WHAT THE TASK REQUIRES> Restate the full listing word for word and leave the pictures out.

GIVEN INFORMATION>

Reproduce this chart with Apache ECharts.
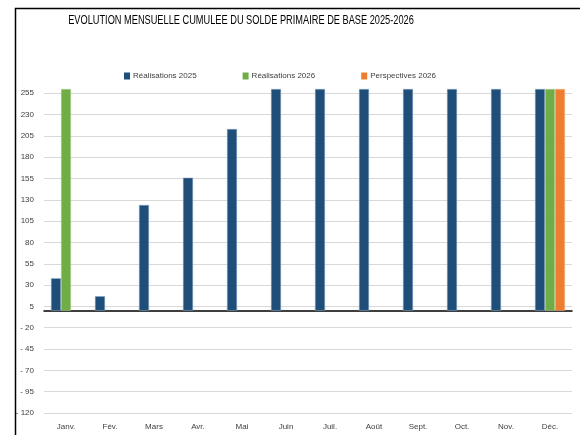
<!DOCTYPE html>
<html>
<head>
<meta charset="utf-8">
<script src="https://cdn.jsdelivr.net/npm/echarts@6/dist/echarts.min.js"></script>
<style>
  html, body { margin: 0; padding: 0; background: #fff; }
  #chart { width: 580px; height: 435px; }
</style>
</head>
<body>
<div id="chart"></div>
<script>
// mois
var months = ['Janv.', 'Fév.', 'Mars', 'Avr.', 'Mai', 'Juin', 'Juil.', 'Août', 'Sept.', 'Oct.', 'Nov.', 'Déc.'];
// séries
var real2025 = [38, 17, 124, 156, 213, 260, 260, 260, 260, 260, 260, 260];
var real2026 = [260, null, null, null, null, null, null, null, null, null, null, 260];
var persp2026 = [null, null, null, null, null, null, null, null, null, null, null, 260];

var font = '"Liberation Sans", Arial, sans-serif';

var myChart = echarts.init(document.getElementById('chart'));
var option = {
    backgroundColor: '#fff',
    animation: false,
    legend: {
        left: 119,
        top: 67,
        itemWidth: 6,
        itemHeight: 7,
        itemGap: 46,
        icon: 'rect',
        itemStyle: { borderWidth: 0 },
        textStyle: { fontFamily: font, fontSize: 8, color: '#404040', padding: [0, 0, 0, -2] },
        data: ['Réalisations 2025', 'Réalisations 2026', 'Perspectives 2026']
    },
    grid: { left: 44, right: 8, top: 89, bottom: 22 },
    xAxis: {
        type: 'category',
        data: months,
        axisLine: { onZero: true, lineStyle: { color: '#000', width: 1.5 } },
        axisTick: { show: false },
        axisLabel: { fontFamily: font, fontSize: 8, color: '#404040', margin: 10 }
    },
    yAxis: {
        type: 'value',
        min: -120,
        max: 260,
        interval: 25,
        axisLine: { show: false },
        axisTick: { show: false },
        splitLine: { showMaxLine: false, lineStyle: { color: '#d9d9d9', width: 1 } },
        axisLabel: {
            showMaxLabel: false,
            fontFamily: font,
            fontSize: 8,
            color: '#404040',
            margin: 10,
            formatter: function (v) { return v < 0 ? '- ' + Math.abs(v) : String(v); }
        }
    },
    series: [
        { name: 'Réalisations 2025', type: 'bar', data: real2025, barWidth: 10, barGap: '0%',
          itemStyle: { color: '#1F4E79', borderColor: '#8fb0d0', borderWidth: 0.5 } },
        { name: 'Réalisations 2026', type: 'bar', data: real2026, barWidth: 10, barGap: '0%',
          itemStyle: { color: '#70AD47', borderColor: '#b5d6a0', borderWidth: 0.5 } },
        { name: 'Perspectives 2026', type: 'bar', data: persp2026, barWidth: 10, barGap: '0%',
          itemStyle: { color: '#ED7D31', borderColor: '#f5b88f', borderWidth: 0.5 } }
    ],
    graphic: [{
        type: 'rect',
        shape: { x: 15.5, y: 8.5, width: 700, height: 600 },
        style: { fill: 'none', stroke: '#000', lineWidth: 1.5 },
        silent: true
    }, {
        // titre, resserré pour imiter la police étroite
        type: 'text',
        x: 241,
        y: 14,
        scaleX: 0.71,
        style: {
            text: 'EVOLUTION MENSUELLE CUMULEE DU SOLDE PRIMAIRE DE BASE 2025-2026',
            font: '13px ' + font,
            fill: '#000',
            align: 'center',
            verticalAlign: 'top'
        },
        silent: true
    }]
};
myChart.setOption(option);
</script>
</body>
</html>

TASK RESPONSE>
Reproduce this chart with Apache ECharts.
<!DOCTYPE html>
<html>
<head>
<meta charset="utf-8">
<script src="https://cdn.jsdelivr.net/npm/echarts@6/dist/echarts.min.js"></script>
<style>
  html, body { margin: 0; padding: 0; background: #fff; }
  #chart { width: 580px; height: 435px; }
</style>
</head>
<body>
<div id="chart"></div>
<script>
// mois
var months = ['Janv.', 'Fév.', 'Mars', 'Avr.', 'Mai', 'Juin', 'Juil.', 'Août', 'Sept.', 'Oct.', 'Nov.', 'Déc.'];
// séries
var real2025 = [38, 17, 124, 156, 213, 260, 260, 260, 260, 260, 260, 260];
var real2026 = [260, null, null, null, null, null, null, null, null, null, null, 260];
var persp2026 = [null, null, null, null, null, null, null, null, null, null, null, 260];

var font = '"Liberation Sans", Arial, sans-serif';

var myChart = echarts.init(document.getElementById('chart'));
var option = {
    backgroundColor: '#fff',
    animation: false,
    legend: {
        left: 119,
        top: 67,
        itemWidth: 6,
        itemHeight: 7,
        itemGap: 46,
        icon: 'rect',
        itemStyle: { borderWidth: 0 },
        textStyle: { fontFamily: font, fontSize: 8, color: '#404040', padding: [0, 0, 0, -2] },
        data: ['Réalisations 2025', 'Réalisations 2026', 'Perspectives 2026']
    },
    grid: { left: 44, right: 8, top: 89, bottom: 22 },
    xAxis: {
        type: 'category',
        data: months,
        axisLine: { onZero: true, lineStyle: { color: '#000', width: 1.5 } },
        axisTick: { show: false },
        axisLabel: { fontFamily: font, fontSize: 8, color: '#404040', margin: 10 }
    },
    yAxis: {
        type: 'value',
        min: -120,
        max: 260,
        interval: 25,
        axisLine: { show: false },
        axisTick: { show: false },
        splitLine: { showMaxLine: false, lineStyle: { color: '#d9d9d9', width: 1 } },
        axisLabel: {
            showMaxLabel: false,
            fontFamily: font,
            fontSize: 8,
            color: '#404040',
            margin: 10,
            formatter: function (v) { return v < 0 ? '- ' + Math.abs(v) : String(v); }
        }
    },
    series: [
        { name: 'Réalisations 2025', type: 'bar', data: real2025, barWidth: 10, barGap: '0%',
          itemStyle: { color: '#1F4E79', borderColor: '#8fb0d0', borderWidth: 0.5 } },
        { name: 'Réalisations 2026', type: 'bar', data: real2026, barWidth: 10, barGap: '0%',
          itemStyle: { color: '#70AD47', borderColor: '#b5d6a0', borderWidth: 0.5 } },
        { name: 'Perspectives 2026', type: 'bar', data: persp2026, barWidth: 10, barGap: '0%',
          itemStyle: { color: '#ED7D31', borderColor: '#f5b88f', borderWidth: 0.5 } }
    ],
    graphic: [{
        type: 'rect',
        shape: { x: 15.5, y: 8.5, width: 700, height: 600 },
        style: { fill: 'none', stroke: '#000', lineWidth: 1.5 },
        silent: true
    }, {
        // titre, resserré pour imiter la police étroite
        type: 'text',
        x: 241,
        y: 14,
        scaleX: 0.71,
        style: {
            text: 'EVOLUTION MENSUELLE CUMULEE DU SOLDE PRIMAIRE DE BASE 2025-2026',
            font: '13px ' + font,
            fill: '#000',
            align: 'center',
            verticalAlign: 'top'
        },
        silent: true
    }]
};
myChart.setOption(option);
</script>
</body>
</html>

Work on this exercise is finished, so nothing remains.